- Given material
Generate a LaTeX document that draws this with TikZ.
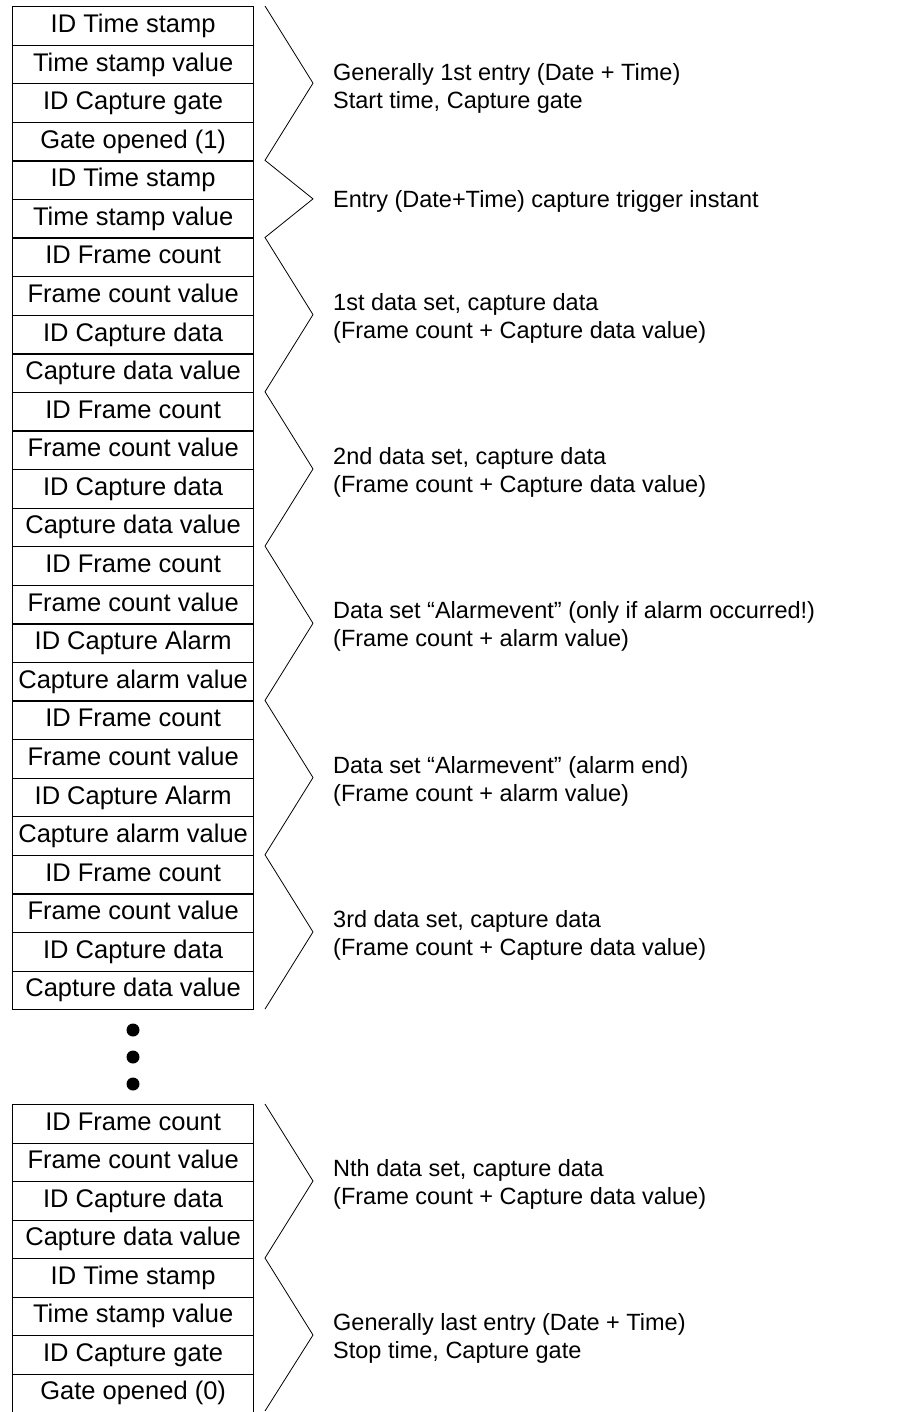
\documentclass[tikz,border=0pt]{standalone}
\usepackage{fontspec}
\setmainfont{Liberation Sans}
\begin{document}
\begin{tikzpicture}[x=1pt,y=-1pt,
  row/.style={draw, line width=1.3pt, minimum width=241pt, minimum height=38.58pt, inner sep=0pt, text height=18.5pt, text depth=5.5pt, anchor=north west, font=\fontsize{25.5}{28}\selectfont},
  rowb/.style={row, minimum height=38.5pt},
  note/.style={anchor=west, inner sep=0pt, align=left, font=\fontsize{23.5}{28}\selectfont},
  zig/.style={line width=0.8pt, line join=miter},
  dot/.style={circle, fill=black, minimum size=13pt, inner sep=0pt}]
\useasboundingbox (0,0) rectangle (896,1412);
% top block
\foreach \t [count=\i from 0] in {ID Time stamp, Time stamp value, ID Capture gate, Gate opened (1), ID Time stamp, Time stamp value, ID Frame count, Frame count value, ID Capture data, Capture data value, ID Frame count, Frame count value, ID Capture data, Capture data value, ID Frame count, Frame count value, ID Capture Alarm, Capture alarm value, ID Frame count, Frame count value, ID Capture Alarm, Capture alarm value, ID Frame count, Frame count value, ID Capture data, Capture data value}
  \node[row] (t\i) at (12,{6+\i*38.58}) {\t};
% bottom block
\foreach \t [count=\i from 0] in {ID Frame count, Frame count value, ID Capture data, Capture data value, ID Time stamp, Time stamp value, ID Capture gate, Gate opened (0)}
  \node[rowb] (b\i) at (12,{1104+\i*38.5}) {\t};
% dots
\node[dot] (d1) at (133,1030) {};
\node[dot] (d2) at (133,1057) {};
\node[dot] (d3) at (133,1084) {};
% zigzag braces
\draw[zig] (265,6) -- (313,83.16) -- (265,160.32) -- (313,198.9) -- (265,237.48)
  -- (313,314.64) -- (265,391.8) -- (313,468.96) -- (265,546.12)
  -- (313,623.28) -- (265,700.44) -- (313,777.6) -- (265,854.76)
  -- (313,931.92) -- (265,1009.08);
\draw[zig] (265,1104) -- (313,1181) -- (265,1258) -- (313,1335) -- (265,1411);
% labels
\node[note] (g1) at (333,88) {Generally 1st entry (Date + Time)\\Start time, Capture gate};
\node[note] (g2) at (333,201) {Entry (Date+Time) capture trigger instant};
\node[note] (g3) at (333,318) {1st data set, capture data\\(Frame count + Capture data value)};
\node[note] (g4) at (333,472) {2nd data set, capture data\\(Frame count + Capture data value)};
\node[note] (g5) at (333,626) {Data set “Alarmevent” (only if alarm occurred!)\\(Frame count + alarm value)};
\node[note] (g6) at (333,781) {Data set “Alarmevent” (alarm end)\\(Frame count + alarm value)};
\node[note] (g7) at (333,935) {3rd data set, capture data\\(Frame count + Capture data value)};
\node[note] (h1) at (333,1184) {Nth data set, capture data\\(Frame count + Capture data value)};
\node[note] (h2) at (333,1338) {Generally last entry (Date + Time)\\Stop time, Capture gate};
\end{tikzpicture}
\end{document}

- Requirements
Word for word, quote the full listing, omitting every picture.

- Result for this task
Generate a LaTeX document that draws this with TikZ.
\documentclass[tikz,border=0pt]{standalone}
\usepackage{fontspec}
\setmainfont{Liberation Sans}
\begin{document}
\begin{tikzpicture}[x=1pt,y=-1pt,
  row/.style={draw, line width=1.3pt, minimum width=241pt, minimum height=38.58pt, inner sep=0pt, text height=18.5pt, text depth=5.5pt, anchor=north west, font=\fontsize{25.5}{28}\selectfont},
  rowb/.style={row, minimum height=38.5pt},
  note/.style={anchor=west, inner sep=0pt, align=left, font=\fontsize{23.5}{28}\selectfont},
  zig/.style={line width=0.8pt, line join=miter},
  dot/.style={circle, fill=black, minimum size=13pt, inner sep=0pt}]
\useasboundingbox (0,0) rectangle (896,1412);
% top block
\foreach \t [count=\i from 0] in {ID Time stamp, Time stamp value, ID Capture gate, Gate opened (1), ID Time stamp, Time stamp value, ID Frame count, Frame count value, ID Capture data, Capture data value, ID Frame count, Frame count value, ID Capture data, Capture data value, ID Frame count, Frame count value, ID Capture Alarm, Capture alarm value, ID Frame count, Frame count value, ID Capture Alarm, Capture alarm value, ID Frame count, Frame count value, ID Capture data, Capture data value}
  \node[row] (t\i) at (12,{6+\i*38.58}) {\t};
% bottom block
\foreach \t [count=\i from 0] in {ID Frame count, Frame count value, ID Capture data, Capture data value, ID Time stamp, Time stamp value, ID Capture gate, Gate opened (0)}
  \node[rowb] (b\i) at (12,{1104+\i*38.5}) {\t};
% dots
\node[dot] (d1) at (133,1030) {};
\node[dot] (d2) at (133,1057) {};
\node[dot] (d3) at (133,1084) {};
% zigzag braces
\draw[zig] (265,6) -- (313,83.16) -- (265,160.32) -- (313,198.9) -- (265,237.48)
  -- (313,314.64) -- (265,391.8) -- (313,468.96) -- (265,546.12)
  -- (313,623.28) -- (265,700.44) -- (313,777.6) -- (265,854.76)
  -- (313,931.92) -- (265,1009.08);
\draw[zig] (265,1104) -- (313,1181) -- (265,1258) -- (313,1335) -- (265,1411);
% labels
\node[note] (g1) at (333,88) {Generally 1st entry (Date + Time)\\Start time, Capture gate};
\node[note] (g2) at (333,201) {Entry (Date+Time) capture trigger instant};
\node[note] (g3) at (333,318) {1st data set, capture data\\(Frame count + Capture data value)};
\node[note] (g4) at (333,472) {2nd data set, capture data\\(Frame count + Capture data value)};
\node[note] (g5) at (333,626) {Data set “Alarmevent” (only if alarm occurred!)\\(Frame count + alarm value)};
\node[note] (g6) at (333,781) {Data set “Alarmevent” (alarm end)\\(Frame count + alarm value)};
\node[note] (g7) at (333,935) {3rd data set, capture data\\(Frame count + Capture data value)};
\node[note] (h1) at (333,1184) {Nth data set, capture data\\(Frame count + Capture data value)};
\node[note] (h2) at (333,1338) {Generally last entry (Date + Time)\\Stop time, Capture gate};
\end{tikzpicture}
\end{document}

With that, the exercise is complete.